Prompt: Which lines contain the word "with"? Return each of them as written.

═══ Data provided ═══

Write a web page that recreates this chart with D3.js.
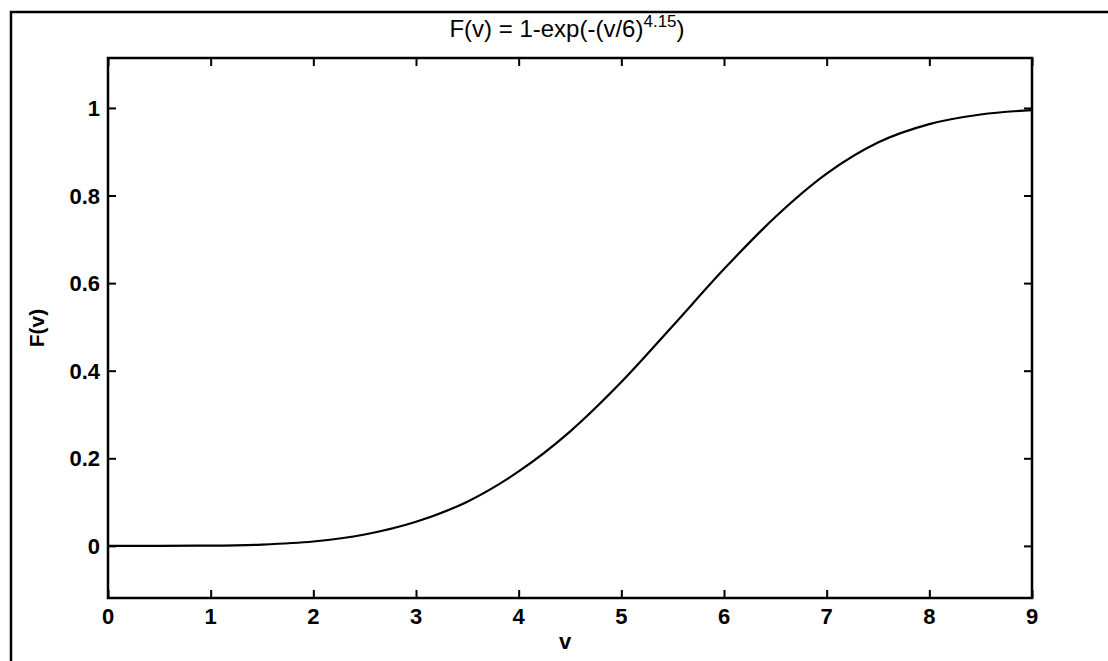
<!DOCTYPE html>
<html>
<head>
<meta charset="utf-8">
<script src="https://cdn.jsdelivr.net/npm/d3@7"></script>
<style>
  body { margin: 0; background: #fff; }
  svg { display: block; font-family: "Liberation Sans", Arial, sans-serif; }
</style>
</head>
<body>
<div id="my_dataviz"></div>
<script>
// values
var vValues = [0, 0.5, 1, 1.5, 2, 2.5, 3, 3.5, 4, 4.5, 5, 5.5, 6, 6.5, 7, 7.5, 8, 8.5, 9];
var fValues = [0, 0.0001, 0.0006, 0.003, 0.010, 0.026, 0.055, 0.101, 0.170, 0.261, 0.374, 0.502, 0.632, 0.751, 0.850, 0.921, 0.963, 0.985, 0.995];
var xTicks = [0, 1, 2, 3, 4, 5, 6, 7, 8, 9];
var yTicks = [0, 0.2, 0.4, 0.6, 0.8, 1];
var xDomain = [0, 9];
var yDomain = [-0.119, 1.114];

var W = 1108, H = 661;

var svg = d3.select("#my_dataviz")
  .append("svg")
  .attr("width", W)
  .attr("height", H);

// outer figure frame
svg.append("rect")
  .attr("x", 11).attr("y", 12)
  .attr("width", W + 20).attr("height", H + 20)
  .attr("fill", "#fff")
  .attr("stroke", "#000")
  .attr("stroke-width", 2.5);

var x = d3.scaleLinear()
  .domain(xDomain)
  .range([108, 1032]);
var y = d3.scaleLinear()
  .domain(yDomain)
  .range([598, 58]);

var boxL = x(xDomain[0]), boxR = x(xDomain[1]);
var boxT = y(yDomain[1]), boxB = y(yDomain[0]);

// axes box
svg.append("rect")
  .attr("x", boxL).attr("y", boxT)
  .attr("width", boxR - boxL).attr("height", boxB - boxT)
  .attr("fill", "#fff");

// inward ticks, MATLAB style, on all four sides
svg.append("g")
  .attr("transform", "translate(0," + boxB + ")")
  .call(d3.axisTop(x).tickValues(xTicks).tickSize(8).tickFormat(""))
  .call(function (g) { g.select(".domain").remove(); });
svg.append("g")
  .attr("transform", "translate(0," + boxT + ")")
  .call(d3.axisBottom(x).tickValues(xTicks).tickSize(8).tickFormat(""))
  .call(function (g) { g.select(".domain").remove(); });
svg.append("g")
  .attr("transform", "translate(" + boxL + ",0)")
  .call(d3.axisRight(y).tickValues(yTicks).tickSize(8).tickFormat(""))
  .call(function (g) { g.select(".domain").remove(); });
svg.append("g")
  .attr("transform", "translate(" + boxR + ",0)")
  .call(d3.axisLeft(y).tickValues(yTicks).tickSize(8).tickFormat(""))
  .call(function (g) { g.select(".domain").remove(); });
svg.selectAll(".tick line").attr("stroke", "#000").attr("stroke-width", 2);

// tick labels
svg.append("g").selectAll("text")
  .data(xTicks)
  .enter().append("text")
  .attr("x", function (d) { return x(d); })
  .attr("y", boxB + 26)
  .attr("text-anchor", "middle")
  .attr("font-size", 22)
  .attr("font-weight", "bold")
  .text(function (d) { return d; });

svg.append("g").selectAll("text")
  .data(yTicks)
  .enter().append("text")
  .attr("x", boxL - 8)
  .attr("y", function (d) { return y(d) + 8; })
  .attr("text-anchor", "end")
  .attr("font-size", 22)
  .attr("font-weight", "bold")
  .text(function (d) { return d; });

// the curve
var pts = vValues.map(function (v, i) { return { v: v, f: fValues[i] }; });
svg.append("path")
  .datum(pts)
  .attr("fill", "none")
  .attr("stroke", "#000")
  .attr("stroke-width", 2.2)
  .attr("d", d3.line()
    .curve(d3.curveMonotoneX)
    .x(function (d) { return x(d.v); })
    .y(function (d) { return y(d.f); })
  );

// box border on top
svg.append("rect")
  .attr("x", boxL).attr("y", boxT)
  .attr("width", boxR - boxL).attr("height", boxB - boxT)
  .attr("fill", "none")
  .attr("stroke", "#000")
  .attr("stroke-width", 2.5);

// title with superscript
var title = svg.append("text")
  .attr("x", (boxL + boxR) / 2 - 3)
  .attr("y", 37)
  .attr("text-anchor", "middle")
  .attr("font-size", 24);
title.append("tspan").text("F(v) = 1-exp(-(v/6)");
title.append("tspan").attr("dy", -10).attr("font-size", 17).text("4.15");
title.append("tspan").attr("dy", 10).text(")");

// axis labels
svg.append("text")
  .attr("x", 565)
  .attr("y", 649)
  .attr("text-anchor", "middle")
  .attr("font-size", 22)
  .attr("font-weight", "bold")
  .text("v");

svg.append("text")
  .attr("transform", "translate(44,328) rotate(-90)")
  .attr("text-anchor", "middle")
  .attr("font-size", 21)
  .attr("font-weight", "bold")
  .text("F(v)");
</script>
</body>
</html>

═══

The solution:
Write a web page that recreates this chart with D3.js.
// title with superscript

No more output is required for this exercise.